De Gouges stresses a social contract that reinforces happiness, a happy government that is mutually agreed upon by both genders. She does not deny the need for law, although her system of law has aims of societal engineering, rather than merely protecting rights, as articulated in the first declaration. Despite her cynicism about the current relationship between the genders, even in her tract one can see the enlightenment optimism that rejected the ideas that human nature is flawed by original sin, a faith-based doctrine. If only humanity throws away its erroneous attitudes about bastardy and the inequality of women, then humanity is perfectible, just as the "Declaration of the Rights of Man" suggested that humanity's supposed tendency towards evil and error was rooted in constraint, rather than a lack of constraint. By eliminating bad laws, humanity's innate democratic goodness would emerge.
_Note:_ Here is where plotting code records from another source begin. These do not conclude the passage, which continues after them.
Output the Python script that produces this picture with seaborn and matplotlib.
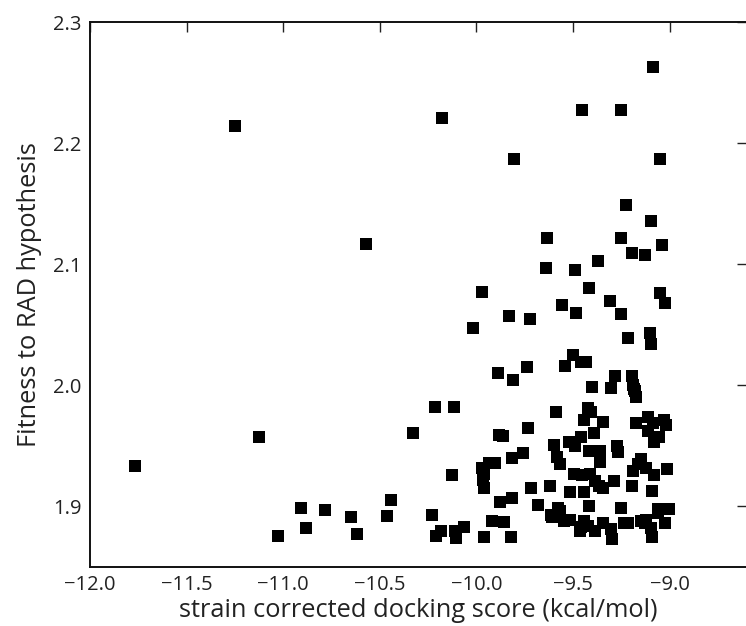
import matplotlib
matplotlib.use("Agg")
import matplotlib.pyplot as plt
import seaborn as sns
import pandas as pd

# Docking score (kcal/mol) and fitness to the RAD hypothesis for each compound
docking_score = [
    -11.769, -11.251, -11.123, -11.028, -10.907, -10.883, -10.785, -10.650, -10.618, -10.571,
    -10.465, -10.441, -10.326, -10.230, -10.213, -10.208, -10.186, -10.176, -10.114, -10.129,
    -10.109, -10.105, -10.063, -10.016, -9.970, -9.962, -9.970, -9.962, -9.965, -9.962,
    -9.933, -9.903, -9.920, -9.888, -9.884, -9.864, -9.876, -9.859, -9.832, -9.810,
    -9.815, -9.817, -9.822, -9.805, -9.761, -9.736, -9.724, -9.731, -9.717, -9.680,
    -9.633, -9.638, -9.618, -9.614, -9.589, -9.599, -9.582, -9.570, -9.577, -9.557,
    -9.541, -9.545, -9.520, -9.515, -9.503, -9.491, -9.483, -9.491, -9.496, -9.515,
    -9.461, -9.456, -9.461, -9.442, -9.461, -9.454, -9.435, -9.442, -9.442, -9.422,
    -9.417, -9.405, -9.417, -9.417, -9.410, -9.400, -9.393, -9.388, -9.388, -9.373,
    -9.363, -9.363, -9.368, -9.343, -9.343, -9.343, -9.311, -9.304, -9.306, -9.299,
    -9.287, -9.282, -9.275, -9.270, -9.253, -9.253, -9.253, -9.253, -9.238, -9.226,
    -9.214, -9.214, -9.197, -9.197, -9.189, -9.179, -9.172, -9.177, -9.189, -9.197,
    -9.165, -9.148, -9.128, -9.146, -9.121, -9.121, -9.114, -9.103, -9.096, -9.096,
    -9.086, -9.114, -9.086, -9.094, -9.091, -9.081, -9.079, -9.054, -9.062, -9.050,
    -9.041, -9.050, -9.025, -9.032, -9.020, -9.012, -9.025, -9.005, -9.041, -9.130,
    -9.465, -9.422, -9.611, -9.568, -9.099, -9.060, -9.184, -9.413,
]
rad_fitness = [
    1.933, 2.214, 1.957, 1.876, 1.899, 1.882, 1.897, 1.891, 1.877, 2.117,
    1.892, 1.905, 1.961, 1.893, 1.982, 1.876, 1.880, 2.221, 1.982, 1.926,
    1.880, 1.874, 1.883, 2.047, 2.077, 1.875, 1.932, 1.927, 1.922, 1.915,
    1.936, 1.936, 1.888, 2.010, 1.959, 1.958, 1.904, 1.887, 2.057, 2.004,
    1.940, 1.907, 1.875, 2.187, 1.944, 2.015, 2.055, 1.965, 1.915, 1.901,
    2.122, 2.097, 1.917, 1.893, 1.978, 1.951, 1.941, 1.935, 1.899, 2.066,
    2.016, 1.888, 1.953, 1.912, 2.025, 2.095, 2.060, 1.950, 1.927, 1.889,
    1.957, 2.227, 2.019, 1.888, 1.883, 1.926, 2.019, 1.971, 1.912, 1.981,
    2.080, 1.978, 1.946, 1.900, 1.927, 1.999, 1.961, 1.921, 1.880, 2.103,
    1.946, 1.937, 1.917, 1.970, 1.915, 1.886, 2.070, 1.998, 1.881, 1.873,
    1.921, 2.008, 1.950, 1.945, 2.227, 2.122, 2.059, 1.899, 1.886, 2.149,
    2.039, 1.886, 2.109, 2.008, 2.000, 1.995, 1.990, 1.969, 1.929, 1.917,
    1.935, 1.939, 2.108, 1.888, 1.889, 1.932, 1.974, 2.043, 2.034, 2.136,
    2.263, 1.962, 1.969, 1.913, 1.875, 1.926, 1.953, 1.957, 1.898, 2.187,
    2.116, 2.076, 2.068, 1.971, 1.967, 1.931, 1.886, 1.898, 1.898, 1.886,
    1.880, 1.884, 1.891, 1.896, 1.882, 1.895, 1.997, 1.978,
]

x_ticks = [-12.0, -11.5, -11.0, -10.5, -10.0, -9.5, -9.0]
y_ticks = [1.9, 2.0, 2.1, 2.2, 2.3]

df = pd.DataFrame({"score": docking_score, "fitness": rad_fitness})

sns.set_style("white", {"xtick.direction": "in", "ytick.direction": "in"})
plt.rcParams["font.family"] = ["Open Sans", "DejaVu Sans"]

fig = plt.figure(figsize=(7.46, 6.26), dpi=100)
ax = fig.add_axes([90 / 746, 59 / 626, 657 / 746, 545 / 626])

sns.scatterplot(data=df, x="score", y="fitness", marker="s", color="black",
                s=72, linewidth=0, ax=ax, zorder=3)

ax.set_xlim(-12.0, -8.6)
ax.set_ylim(1.85, 2.3)
ax.set_xticks(x_ticks)
ax.set_xticklabels([f"{v:.1f}".replace("-", "\u2212") for v in x_ticks])
ax.set_yticks(y_ticks)
ax.set_yticklabels([f"{v:.1f}" for v in y_ticks])

ax.tick_params(axis="both", which="both", direction="in", length=7, width=1,
               top=True, right=True, labelsize=14.5, colors="#222222", pad=6)
ax.tick_params(axis="both", labelcolor="#222222")
for sp in ax.spines.values():
    sp.set_visible(True)
    sp.set_linewidth(1.4)
    sp.set_color("#111111")

ax.set_xlabel("strain corrected docking score (kcal/mol)", fontsize=18.3,
              color="#222222", labelpad=2)
ax.set_ylabel("Fitness to RAD hypothesis", fontsize=18.3, color="#222222",
              labelpad=8)

fig.savefig("out.png", dpi=100, facecolor="white")
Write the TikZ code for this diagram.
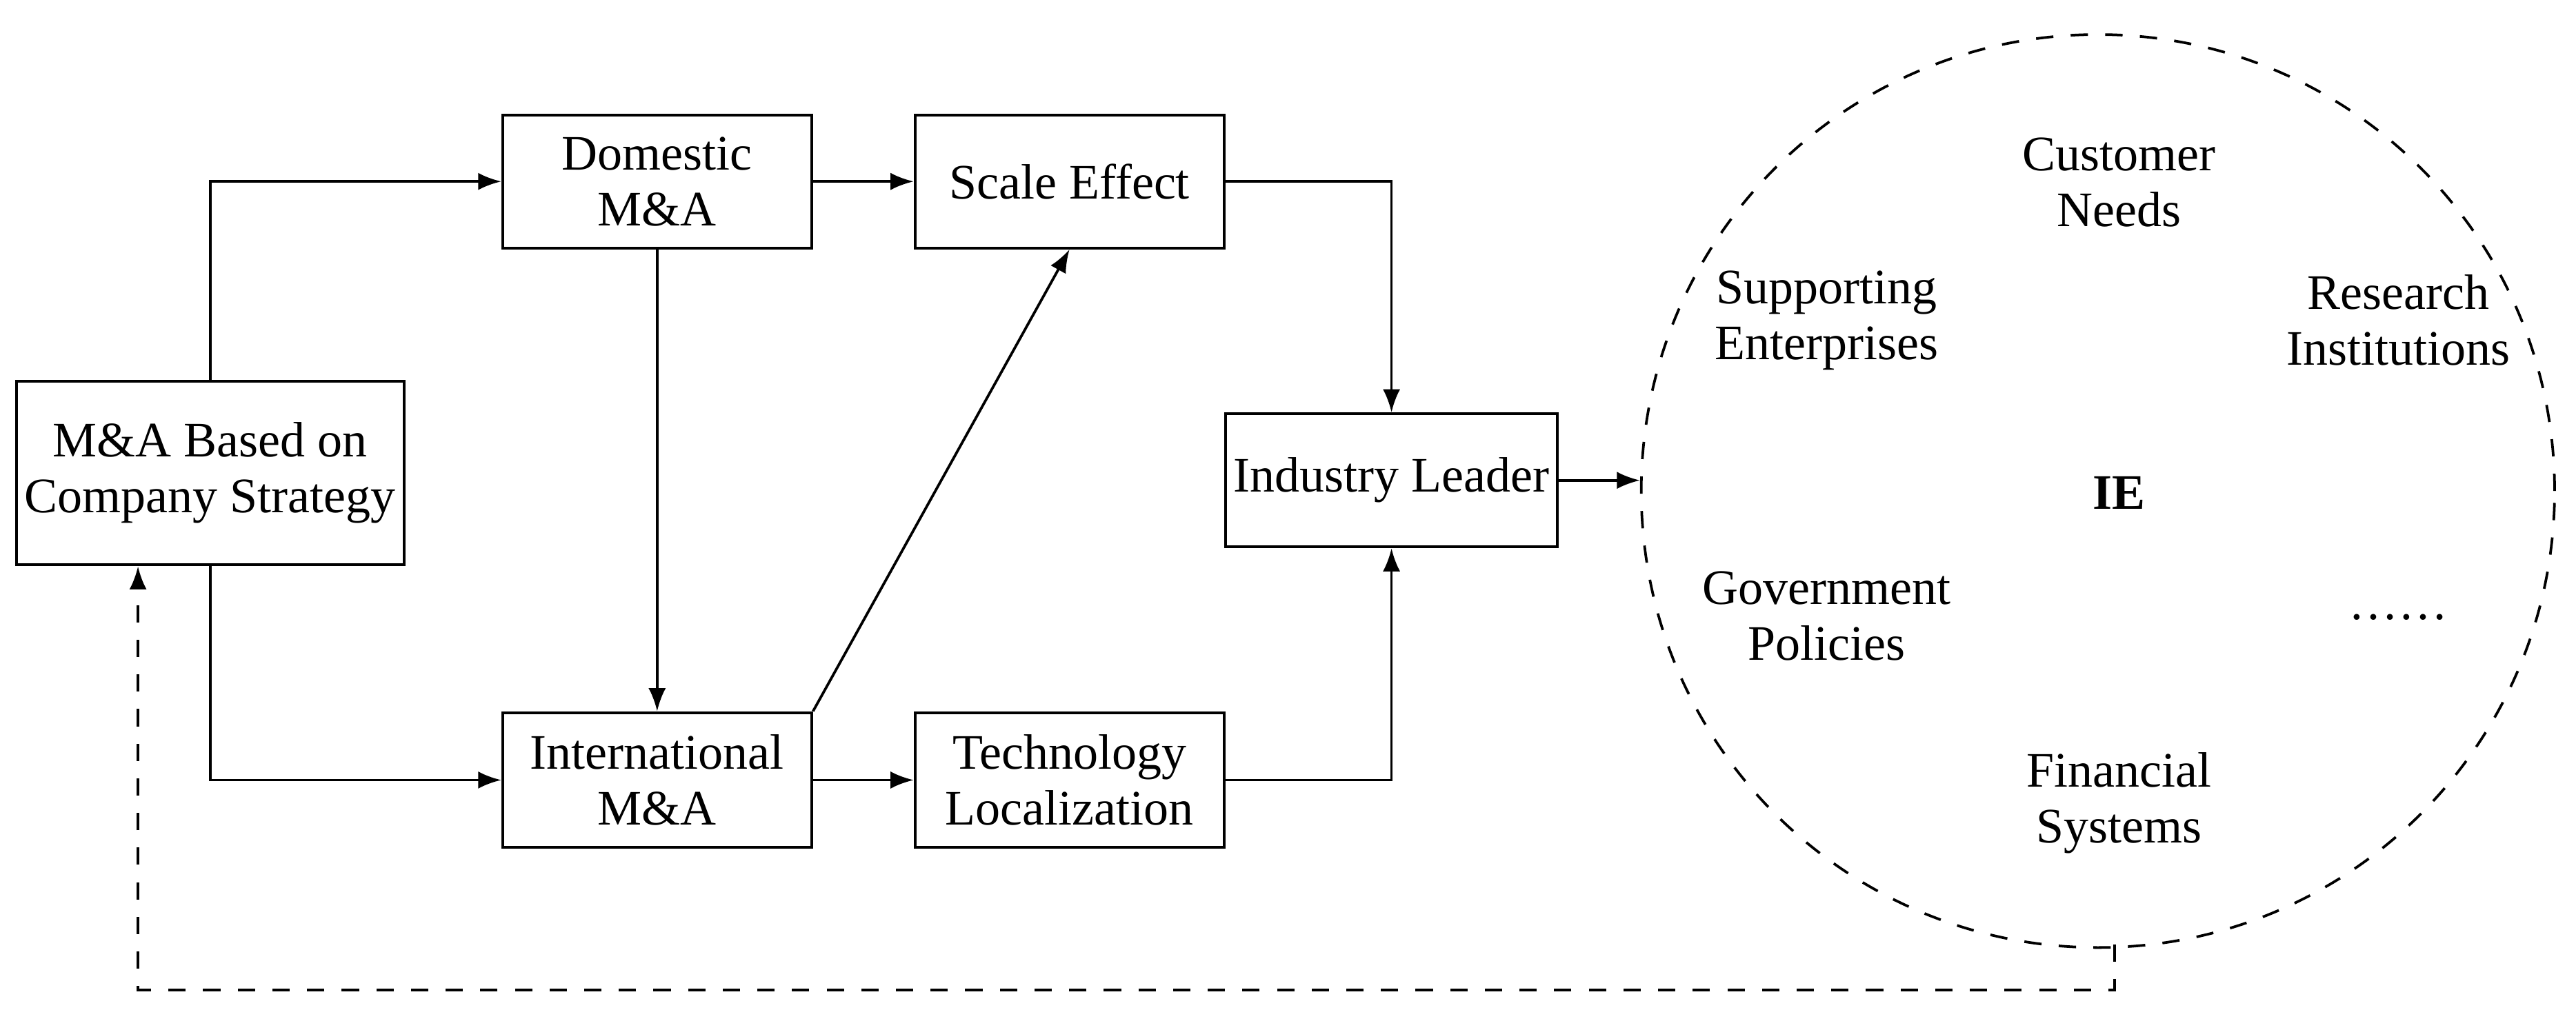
\documentclass[tikz,border=0pt]{standalone}
\usepackage{fontspec}
\setmainfont{Liberation Serif}
\usetikzlibrary{arrows.meta}
\begin{document}
\begin{tikzpicture}[x=0.1cm,y=-0.1cm,
  box/.style={draw,line width=0.5pt,inner sep=0pt,align=center,font=\fontsize{8.6}{9.7}\selectfont},
  lbl/.style={align=center,font=\fontsize{8.6}{9.7}\selectfont},
  arr/.style={-{Latex[length=4pt,width=3pt]},line width=0.45pt}]
\useasboundingbox (0,0) rectangle (156.8,61.5);
\node[box,minimum width=23.6cm/10,minimum height=11.2cm/10] (ma) at (12.8,28.8) {M\&A Based on\\Company Strategy};
\node[box,minimum width=1.88cm,minimum height=0.81cm] (dom) at (40,11.05) {Domestic\\M\&A};
\node[box,minimum width=1.88cm,minimum height=0.81cm] (sca) at (65.1,11.05) {Scale Effect};
\node[box,minimum width=2.02cm,minimum height=0.81cm] (ind) at (84.7,29.25) {Industry Leader};
\node[box,minimum width=1.88cm,minimum height=0.82cm] (int) at (40,47.5) {International\\M\&A};
\node[box,minimum width=1.88cm,minimum height=0.82cm] (tec) at (65.1,47.5) {Technology\\Localization};
\node[draw,dashed,circle,line width=0.45pt,minimum size=5.56cm,inner sep=0pt] (ie) at (127.7,29.9) {};
\node[lbl] (cn) at (129,11.1) {Customer\\Needs};
\node[lbl] (se) at (111.2,19.5) {Supporting\\Enterprises};
\node[lbl] (ri) at (146,19.5) {Research\\Institutions};
\node[lbl,font=\fontsize{8.6}{9.7}\selectfont\bfseries] (iet) at (129,30) {IE};
\node[lbl] (gp) at (111.2,37.5) {Government\\Policies};
\node[lbl] (dots) at (146,37.6) {\textellipsis\textellipsis};
\node[lbl] (fs) at (129,48.9) {Financial\\Systems};
\draw[arr] (ma.north) |- (dom.west);
\draw[arr] (ma.south) |- (int.west);
\draw[arr] (dom) -- (sca);
\draw[arr] (dom) -- (int);
\draw[arr] (int.north east) -- (sca.south);
\draw[arr] (int) -- (tec);
\draw[arr] (sca.east) -| (ind.north);
\draw[arr] (tec.east) -| (ind.south);
\draw[arr] (ind.east) -- (ie.west|-ind.east);
\coordinate (c1) at (128.7,60.3);
\coordinate (c2) at (8.4,60.3);
\draw[arr,dashed] (128.7,57.5) -- (c1) -- (c2) -- (c2|-ma.south);
\end{tikzpicture}
\end{document}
While thinkers of the French Revolution dreamed of a society based upon the infinite perfectibility of individuals, eventually this dream fell into disrepute after corruption marred the French Revolution, and the revolution, begun in idealism, grew more and more savage. History and common experience may seem to tend to support the lack of perfection in humanity -- yet, given the history of France before the revolution, one might add that behaving as if human beings were perfect, and allowing free choice through democracy, although in some sense a philosophical and political fiction, is superior to a society which assumes the worst, and limits all but the freedom of a few.